Drawing A Cloud In Javascript

This code uses frequency lists like the one generated earlier and styles them like the markup used above. It accepts a request like this:

my cloud = new TagCloud( 'example_cloud', {
  clouds: {
    convention: {
      frequencies: {
        blue: 4,
        country: 9,
        even: 5,
        expect: 3
      }
    },
    iowa: {
      frequencies: {
        blue: 4,
        country: 2,
        even: 5,
        let: 1
      }
    }
  }
});
// Now draw one
cloud.draw('convention');

Lines right up with the frequency lists we generated on the command line.

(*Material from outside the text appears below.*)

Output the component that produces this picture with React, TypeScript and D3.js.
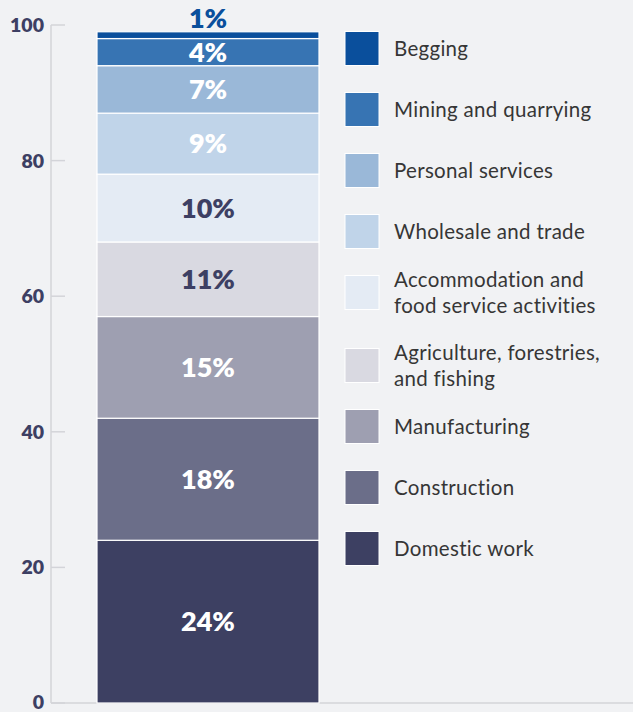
import { useEffect, useRef } from 'react';
import * as d3 from 'd3';

// bottom to top, as stacked in the bar
const sectors = [
  'Domestic work',
  'Construction',
  'Manufacturing',
  'Agriculture, forestries, and fishing',
  'Accommodation and food service activities',
  'Wholesale and trade',
  'Personal services',
  'Mining and quarrying',
  'Begging',
];
const shares = [24, 18, 15, 11, 10, 9, 7, 4, 1];
const colors = [
  '#3d4062',
  '#6b6e89',
  '#9e9fb1',
  '#d9d9e1',
  '#e4ebf4',
  '#c0d4e9',
  '#9ab8d8',
  '#3774b3',
  '#0a4f9c',
];
const labelColors = ['#fff', '#fff', '#fff', '#3d3f63', '#3d3f63', '#fff', '#fff', '#fff', '#0a4f9c'];
const legendLines = [
  ['Domestic work'],
  ['Construction'],
  ['Manufacturing'],
  ['Agriculture, forestries,', 'and fishing'],
  ['Accommodation and', 'food service activities'],
  ['Wholesale and trade'],
  ['Personal services'],
  ['Mining and quarrying'],
  ['Begging'],
];
const yTicks = [0, 20, 40, 60, 80, 100];

export default function App() {
  const svgRef = useRef<SVGSVGElement>(null);

  useEffect(() => {
    if (!svgRef.current) return;
    const width = 633;
    const height = 712;
    const svg = d3.select(svgRef.current);
    svg.selectAll('*').remove();
    svg.attr('width', width).attr('height', height);

    const font = 'Lato, "Open Sans", sans-serif';
    const axisX = 51;
    const y = d3.scaleLinear().domain([0, 100]).range([703, 25]);
    const x = d3.scaleBand().domain(['all']).range([97, 319]).padding(0);

    svg.append('rect').attr('width', width).attr('height', height).attr('fill', '#f1f2f4');

    // axis
    svg
      .append('line')
      .attr('x1', axisX)
      .attr('x2', axisX)
      .attr('y1', y(100))
      .attr('y2', y(0))
      .attr('stroke', '#d3d4d9')
      .attr('stroke-width', 1.5);
    svg
      .append('line')
      .attr('x1', axisX)
      .attr('x2', width)
      .attr('y1', y(0))
      .attr('y2', y(0))
      .attr('stroke', '#d3d4d9')
      .attr('stroke-width', 1.5);

    const ticks = svg.append('g');
    yTicks.forEach((t) => {
      ticks
        .append('line')
        .attr('x1', axisX)
        .attr('x2', axisX + 14)
        .attr('y1', y(t))
        .attr('y2', y(t))
        .attr('stroke', '#d3d4d9')
        .attr('stroke-width', 1.5);
      ticks
        .append('text')
        .attr('x', 44)
        .attr('y', y(t))
        .attr('dy', t === 0 ? '0.3em' : '0.36em')
        .attr('text-anchor', 'end')
        .attr('font-family', font)
        .attr('font-weight', 800)
        .attr('font-size', 19.5)
        .attr('fill', '#3d3f63')
        .text(t);
    });

    // stacked bar
    const row: Record<string, number> = {};
    sectors.forEach((s, i) => (row[s] = shares[i]));
    const stacked = d3.stack<Record<string, number>>().keys(sectors)([row]);

    const bar = svg.append('g');
    stacked.forEach((layer, i) => {
      const [y0, y1] = layer[0];
      bar
        .append('rect')
        .attr('x', x('all')!)
        .attr('width', x.bandwidth())
        .attr('y', y(y1))
        .attr('height', y(y0) - y(y1))
        .attr('fill', colors[i])
        .attr('stroke', '#fff')
        .attr('stroke-width', 1.2);

      const isTop = i === sectors.length - 1;
      bar
        .append('text')
        .attr('x', x('all')! + x.bandwidth() / 2)
        .attr('y', isTop ? y(y1) - 14 : y((y0 + y1) / 2))
        .attr('dy', '0.36em')
        .attr('text-anchor', 'middle')
        .attr('font-family', font)
        .attr('font-weight', 800)
        .attr('font-size', 27)
        .attr('fill', labelColors[i])
        .text(`${shares[i]}%`);
    });

    // legend, top to bottom
    const legend = svg.append('g');
    const order = d3.range(sectors.length).reverse();
    order.forEach((idx, row) => {
      // extra room once the two wrapped items have been placed
      const cy = 48.5 + row * 61 + (row >= 5 ? 12 : 0);
      legend
        .append('rect')
        .attr('x', 345)
        .attr('y', cy - 17)
        .attr('width', 34)
        .attr('height', 34)
        .attr('fill', colors[idx])
        .attr('stroke', '#fff')
        .attr('stroke-width', 1);
      const lines = legendLines[idx];
      const lh = 26.5;
      lines.forEach((line, j) => {
        legend
          .append('text')
          .attr('x', 394)
          .attr('y', cy + (j - (lines.length - 1) / 2) * lh)
          .attr('dy', '0.36em')
          .attr('font-family', font)
          .attr('font-size', 20.5)
          .attr('letter-spacing', 0.3)
          .attr('fill', '#363636')
          .text(line);
      });
    });
  }, []);

  return (
    <div style={{ position: 'fixed', left: 0, top: 0 }}>
      <svg ref={svgRef} style={{ display: 'block' }} />
    </div>
  );
}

It could also accept some arguments for customized clouds:

my cloud = new TagCloud( 'example_cloud', {
  tag_class: "tag", // By default a class of "tag" is set on all tags, change it here
  hidden_class: "hidden", // By default a class of "hidden" is applied to hidden tags
  tag_sizes: [ '8px', '16px', '30px' ], // Set as many size increments as you like
  clouds: {
    // The clouds
  }
});

So you can set three size increments or 15, whatever amount of detail you want.

TagCloud looks like this:

//
// TagCloud requires mootools v1.11 with these modules:
//
// Class.Extras, Array, Number, Element.Event, Element.Selectors,
// Window.DomReady, Fx.Style, Fx.Styles, Fx.Elements, Fx.Transitions,
// Hash
//
var TagCloud = new Class({

  initialize: function( cloud, options ) {
    this.options = $merge({
      clouds: {},
      tag_class: 'tag',
      hidden_class: 'hidden',
      tag_sizes: [ '8px', '12px', '18px', '20px', '22px', '24px', '26px', '28px' ]
    }, options);
    this.cloud = $(cloud);
    this.depth = this.options.tag_sizes.length;
    this.tags = $A();
    $each(this.options.clouds, function(v, k){
      this.reset_bounds();
      $each(v.frequencies, function(v2, k2){
        this.expand_bounds(v2);
      }.bind( this ));
      $each(v.frequencies, function(v2, k2){
        this.update_tag( k, k2, v2 );
      }.bind( this ));
    }.bind( this ));
    this.sort_tags();
  },

  update_tag: function(cloud, tag_content, frequency){
    var found = this.tags.some(function(tag, i) {
      if (tag.content == tag_content) {
        tag.cloud_weights.set(cloud, this.get_weight(frequency));
        return true;
      }
      return false;
    }.bind( this ));
    if (!found){
      var cloud_weights = new Hash();
      cloud_weights.set(cloud, this.get_weight(frequency));
      tag = { content: tag_content, cloud_weights: cloud_weights };
      tag.toString = function(){ return this.content; };
      this.tags.push(tag);
    }
  },

  get_weight: function( frequency ){
    var class_i = Math.floor(
      parseFloat(
        ((frequency-this.lower) / (this.upper-this.lower)),
          this.depth
      ) * this.depth
    );
    if (class_i == this.depth) class_i = class_i - 1;
    return class_i;
  },

  reset_bounds: function(){
    this.lower = 99999999999;
    this.upper = 0;
  },

  expand_bounds: function(v){
    if (v > this.upper) this.upper = v;
    if (v < this.lower) this.lower = v;
  },

  sort_tags: function( cloud_name ){
    this.tags.sort();
  },

  draw: function( cloud_name ) {
    $each(this.tags, function( tag, i ){
      if (!tag.element) {
        tag.element = new Element( 'li', {
          'rel': 'tag',
          'class': this.options.tag_class
        });
        tag.element.setHTML(tag.content).injectInside( this.cloud );
        tag.fx = new Fx.Styles( tag.element );
        this.cloud.appendText("\n");
      }

      if ( ''+tag.cloud_weights.get(cloud_name) != 'NaN' &&
           ''+tag.cloud_weights.get(cloud_name) != 'null') {
        if (this.options.hidden_class)
          tag.element.removeClass(this.options.hidden_class);
        tag.fx.start({
          'opacity': 1,
          'font-size': this.options.tag_sizes[tag.cloud_weights.get(cloud_name)]
        });
        return;
      }

      if ( tag.element.getStyle('opacity') != 0 ) {
        tag.fx.start({
          'opacity': 0,
          'font-size': 0
        });
        if (this.options.hidden_class)
          tag.element.addClass(this.options.hidden_class);
        return;
      }
    }.bind( this ));
  }

});

Give it a try!

As always, you can download morphing_cloud.js or play with an html example of democratic campaign speeches. Take a look at how the use of “hope” has changed over time, and how more details have emerged in recent speeches. I’m looking forward expanding this to look at some other candidates.